There were proposals for European mobile phones to use stronger encryption, but this was opposed by a number of European countries, including the Netherlands and Germany, which are among the world's most prolific telephone tappers (over 10000+ phone numbers in both countries in 2003).

Mobile phones can be used anonymously. Pre-paid mobile phones are available without being associated with a name or address, and because cards are used there is no billing information. However, once the user has been identified as using a certain phone, they can be tracked with the unique built-in International Mobile Equipment Identification (IMEI) encoded into each mobile phone. The IMEI emitted by the phone does not change, regardless of the SIM in the phone. It is even transmitted when no SIM at all is present in the phone. If longer-term anonymity is required, it is necessary to replace the phone and SIM every few days. Sometimes, for complete anonymity it is not advisable to have a mobile phone on your person at all. Some phones may still transmit information to the network or be accessible from the network even though the user has switched them off. It is therefore strongly recommended to remove the batteries from the phone.

One-ring calls

These calls cannot be recognized by caller ID as a CID displays the caller's number only between the first two rings. The purpose of a one-ring call is usually to determine if a person is using the phone. Accessing the telephone exchange is the only way to determine the origin of these calls.

Internet wiretapping

As technologies emerge, including VOIP, new questions emerge about law enforcement access to communications.

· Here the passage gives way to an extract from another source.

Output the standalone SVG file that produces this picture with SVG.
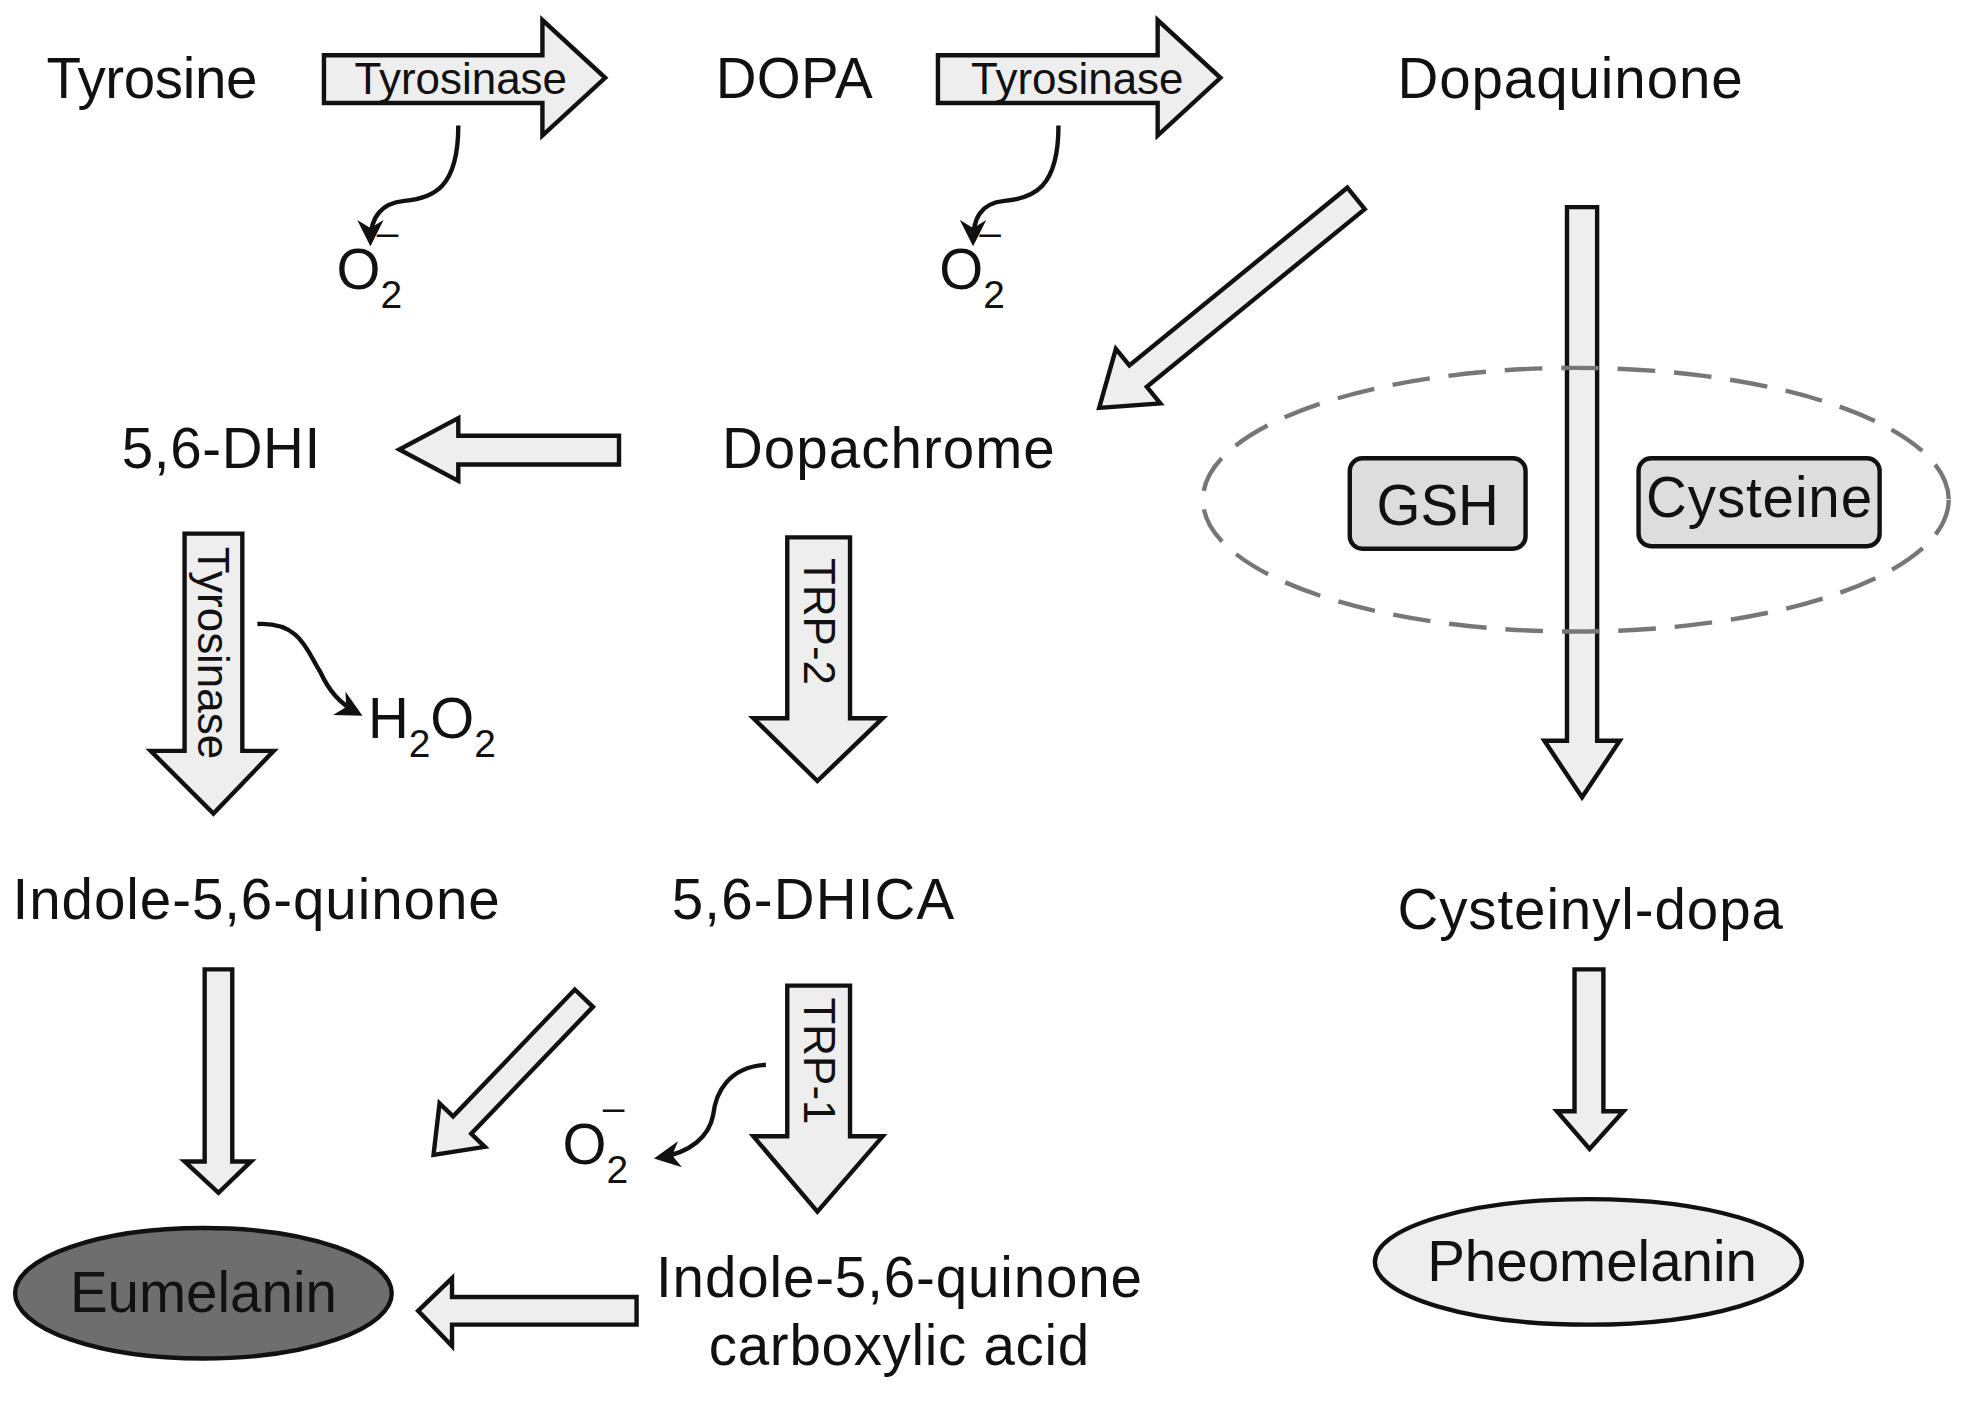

The Internet Engineering Task Force has decided not to consider requirements for wiretapping as part of the process for creating and maintaining IETF standards. [1].

History of wiretapping

During the American Civil War, government officials under President Abraham Lincoln eavesdropped on telegraph conversations. Telephone wiretapping began in about 1904, only a few years after the invention of the telephone recorder. Wiretapping has also been carried out under most Presidents, usually with a lawful warrant since the Supreme Court ruled it constitutional in 1928. Domestic wiretapping under the Clinton administration led to the capture of Aldrich Ames, a former Soviet spy in 1994. Robert F. Kennedy monitored the activity of Martin Luther King Jr. by wiretapping in 1966.

In the Greek telephone tapping case 2004-2005 more than 100 mobile phone numbers belonging mostly to members of the Greek government, including the Prime Minister of Greece, and top-ranking civil servants were found to have been illegally tapped for a period of at least one year. The Greek government concluded this had been done by a foreign intelligence agency, for security reasons related to the 2004 Olympic Games, by unlawfully activating the lawful interception subsystem of the Vodafone Greece mobile network.

The most recent case of U.S. wiretapping was the NSA warrantless surveillance controversy discovered in December 2005. It aroused much controversy, after several people accused President George W. Bush of violating a specific federal statute (FISA) and the United States Constitution. The president argued his authorization was consistent with other federal statutes (AUMF), other provisions of the Constitution, and was necessary to keep America safe from terrorism, and could lead to the capture of notorious terrorists responsible for 9/11.